I returned to the Commerce Casino outside Los Angeles for another poker road trip last week. As usual, the place was packed, particularly on Friday and Saturday nights, when every table was full — remarkable considering the place has over 200 of them!
In case you forget you’re in California while playing at Commerce, you’ll be reminded quickly when someone at the table orders an avocado milk shake or someone else is describing their latest juice cleanse. On this trip, I mostly played the $5-5-10 pot limit Omaha game, which always has lots of action. I also spent a few hours in a fairly loose $5-10 no-limit Hold’em game, which is where the following hand occurred. Before I get to the hands, let me set the scene.

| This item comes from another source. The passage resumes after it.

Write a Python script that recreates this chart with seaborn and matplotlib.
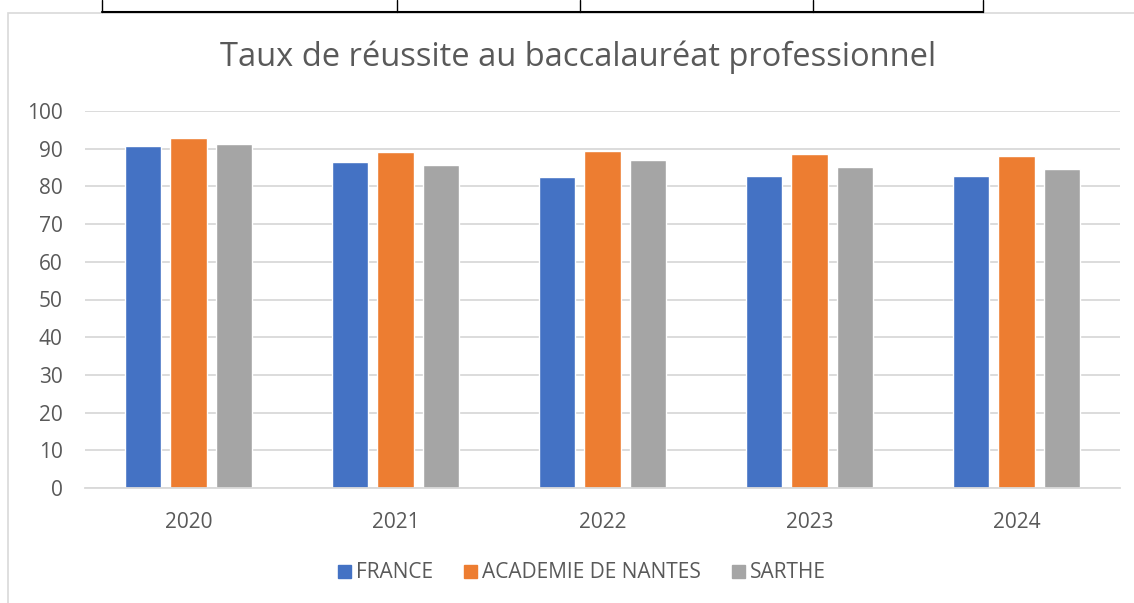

One of the players was a local regular I call Loudmouth Bob (I don’t know his real name). LMB liked to talk. To show everyone he was the best poker player in the world, he’d predict the cards other players had on almost every hand. Most of the others, like me, never showed their hands unless they had to, so we had no evidence supporting LMB’s claims, but that didn’t stop him. I didn’t believe him for one minute, but at least he provided some entertainment, although he had an annoying tendency to slow down the game by pretending he was facing a tough decision virtually every time it was his turn. After he folded, he had to tell us what his hand was and why he had to think so long. Nonsense. He just liked the attention.
Now, to the hand in question.
I was in the cutoff position (one seat to the right of the dealer button) and everyone folded around to me. I looked down at the queen and jack of clubs and raised to $35. Not the strongest opening hand, but perhaps good enough to steal the blinds, and if not, certainly playable. The button folded, Loudmouth Bob called in the small blind and the big blind folded, leaving $80 in the pot. The flop was ace-queen-six rainbow (different suits). LMB checked, and since I’d hit my queen, I fired a $50 continuation bet. He went into his thinking act, then raised me to $175. I was seriously thinking of folding and giving him credit for an ace, but first I looked down the table to see how many chips he had in front of him. When he noticed me eyeballing his stacks, he purposely messed them up, leaving an unruly pile of yellow $5 chips.
This is what’s known in the poker world as A Dick Move.
From the way he did it and the way he acted, I had a very strong feeling that he didn’t have much of a hand and was trying to steamroll me with a bluff. I asked how much he had, and he replied, “I don’t have to tell you.” That’s true, but in most poker rooms, you do have to keep your chips stacked neatly so any opponent can glance over and estimate the total. I told him that, no, he didn’t have to tell me, but he could at least pile them up so I could guess. He refused. I turned to the dealer and asked him to call a floor supervisor. My attitude now was that if LMB was going to act like a jerk, I’d get an authority figure involved. The floor guy came over, I stated my case, and LMB interrupted to loudly declare that he only had yellow $5 chips and no white $100 chips, and that I should be able to ascertain how much he had. Unfortunately, the floor guy let LMB browbeat him into agreeing, and told me that he did not have to stack his chips.
Side note: a few hours later, I asked two other floor supervisors for their opinions on this, and they both told me that the first floor guy had been completely wrong. He should have made LMB stack them up.
Now, I had to make a decision, and I felt like my original read was correct: if LMB did have a big hand, he wouldn’t have gone to all this trouble to intimidate me, and he had a reputation for being full of crap. Still, I paused for a few more seconds until LMB stared at me and said with a snarl, “Well????” That’s when I announced I was all-in, putting the pressure on him by representing a really big hand. To my delight, LMB shrunk back in his chair. Yes, I’d called his bluff. Now, was he going to risk all of his chips to try to save face? He dug out his cards from under the chip mess, looked at them twice, realized everyone at the table was watching him, then shrugged his shoulders and said, “OK, I call.”
The turn was a three, and the river was another three. At that point, LMB had to show his cards first: jack-ten off-suit. Yep, he’d been bluffing the whole time and then missed his gutshot straight when a king didn’t come. His jack-high couldn’t stand up to my pair of queens.
At this point, the dealer looked over at my stack, which had more than $1,500 in white and yellow chips. LMB clearly didn’t have that much, so the dealer pulled in all of his chips and pushed them towards me. At that point, I made a show of counting out exactly how much LMB had lost — $715 — and announced it to the table.
As for Loudmouth Bob, he sat there in stunned silence for about ten seconds before asking a casino employee to bring him another $1,000 worth of chips. Then — and this is the best part of the story — LMB shut up and didn’t utter a syllable for the next twenty minutes.
I didn’t say anything else, either, but the guy on my left, another local regular who’d apparently had enough of LMB, looked at me and quietly said, “Nice read. I was rooting for you.”